The authors tackled the problem of inefficient and theoretically unproven iterative reconstruction in 4DCT by proposing SAMCIRT, which combines image reconstruction and affine motion estimation in a single step with analytic adjoints, resulting in outperformance in computational feasibility and projection distance over state-of-the-art methods.

The majority of the recent iterative approaches in 4DCT not only rely on nested iterations, thereby increasing computational complexity and constraining potential acceleration, but also fail to provide a theoretical proof of convergence for their proposed iterative schemes. On the other hand, the latest MATLAB and Python image processing toolboxes lack the implementation of analytic adjoints of affine motion operators for 3D object volumes, which does not allow gradient methods using exact derivatives towards affine motion parameters. In this work, we propose the Simultaneous Affine Motion-Compensated Image Reconstruction Technique (SAMCIRT)- an efficient iterative reconstruction scheme that combines image reconstruction and affine motion estimation in a single update step, based on the analytic adjoints of the motion operators then exact partial derivatives with respect to both the reconstruction and the affine motion parameters.
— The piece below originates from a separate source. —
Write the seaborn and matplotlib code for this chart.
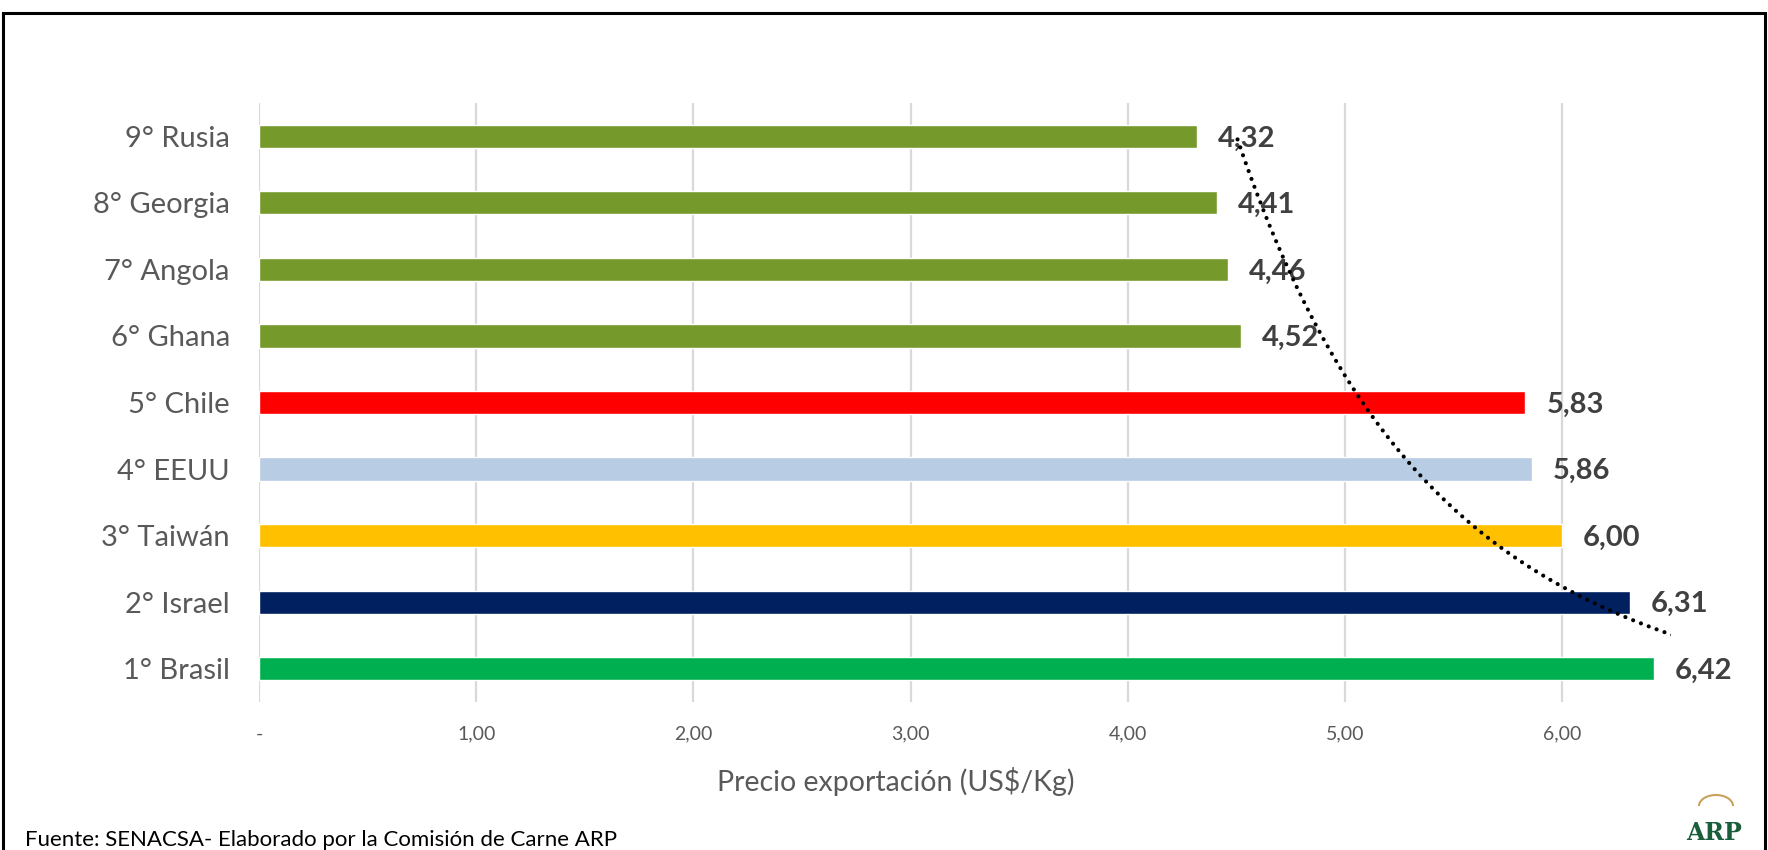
import numpy as np
import pandas as pd
import matplotlib
matplotlib.use("Agg")
import matplotlib.pyplot as plt
import seaborn as sns
from matplotlib.patches import Rectangle, Arc
from matplotlib.ticker import FuncFormatter

# ---- data (top to bottom as shown) ----
categories = ["9° Rusia", "8° Georgia", "7° Angola", "6° Ghana", "5° Chile",
              "4° EEUU", "3° Taiwán", "2° Israel", "1° Brasil"]
values = [4.32, 4.41, 4.46, 4.52, 5.83, 5.86, 6.00, 6.31, 6.42]
bar_colors = ["#76992C", "#76992C", "#76992C", "#76992C", "#FF0000",
              "#B8CCE4", "#FFC000", "#002060", "#00B050"]
x_ticks = [0, 1, 2, 3, 4, 5, 6]
x_title = "Precio exportación (US$/Kg)"
source_text = "Fuente: SENACSA- Elaborado por la Comisión de Carne ARP"

df = pd.DataFrame({"pais": categories, "precio": values})

sns.set_theme(style="white")
plt.rcParams["font.family"] = ["Lato", "DejaVu Sans"]

W, H = 1768, 850
fig = plt.figure(figsize=(W / 100, H / 100), dpi=100)
ax = fig.add_axes([259 / W, 1 - 702 / H, (1671 - 259) / W, (702 - 103) / H])

sns.barplot(data=df, y="pais", x="precio", hue="pais", palette=bar_colors,
            orient="h", width=0.35, legend=False, ax=ax, saturation=1,
            zorder=2)

ax.set_xlim(0, 6.5)
ax.set_ylim(8.5, -0.5)
ax.set_xticks(x_ticks)
ax.xaxis.set_major_formatter(FuncFormatter(
    lambda v, p: "-" if abs(v) < 1e-9 else f"{v:.2f}".replace(".", ",")))
ax.grid(axis="x", color="#D9D9D9", linewidth=1.6, zorder=0)
ax.grid(axis="y", visible=False)
for s in ax.spines.values():
    s.set_visible(False)
ax.tick_params(axis="y", length=0, pad=21, labelsize=21, labelcolor="#595959")
ax.tick_params(axis="x", length=0, pad=17, labelsize=14, labelcolor="#595959")
ax.set_ylabel("")
ax.set_xlabel("")

# value labels
for i, v in enumerate(values):
    ax.annotate(f"{v:.2f}".replace(".", ","), xy=(v, i), xytext=(15, -1.5),
                textcoords="offset points", ha="left", va="center",
                fontsize=21, fontweight="bold", color="#404040", zorder=4)

# power trendline (Excel-style, category index 1 = bottom bar)
n = len(values)
idx = np.arange(n, 0, -1)  # Excel category index for each row
b, lna = np.polyfit(np.log(idx), np.log(values), 1)
xs_idx = np.linspace(1, n, 400)
trend = np.exp(lna) * xs_idx ** b
ypos = n - xs_idx  # seaborn row position
ax.plot(trend, ypos, color="black", linewidth=3.0,
        linestyle=(0, (0.01, 2.0)), dash_capstyle="round", zorder=5,
        clip_on=True)

# axis title and source
fig.text(896 / W, 1 - 781 / H, x_title, ha="center", va="center",
         fontsize=20.5, color="#595959")
fig.text(25 / W, 1 - 840 / H, source_text, ha="left", va="center",
         fontsize=16, color="#000000")

# outer frame
fig.add_artist(Rectangle((3 / W, -0.05), (1765 - 3) / W, 1.05 - 13 / H,
                         transform=fig.transFigure, fill=False,
                         edgecolor="black", linewidth=2.2))

# logo
fig.text(1714 / W, 1 - 833 / H, "ARP", ha="center", va="center",
         fontsize=17, fontweight="bold", color="#1B5E3B",
         family=["DejaVu Serif"])
fig.add_artist(Arc((1716 / W, 1 - 806 / H), 34 / W, 22 / H, theta1=0,
                   theta2=180, transform=fig.transFigure,
                   edgecolor="#C8A25A", linewidth=1.5))

fig.savefig("out.png", dpi=100)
Moreover, we prove the separated Lipschitz continuity of the objective function and its associated functions, including the gradient, which supports the convergence of our proposed iterative scheme, despite the non-convexity of the objective function with respect to the affine motion parameters. Results from simulation and real experiments show that our method outperforms the state-of-the-art CT reconstruction with affine motion correction methods in computational feasibility and projection distance. In particular, this allows accurate reconstruction for a real, nonstationary diamond, showing a novel application of 4DCT.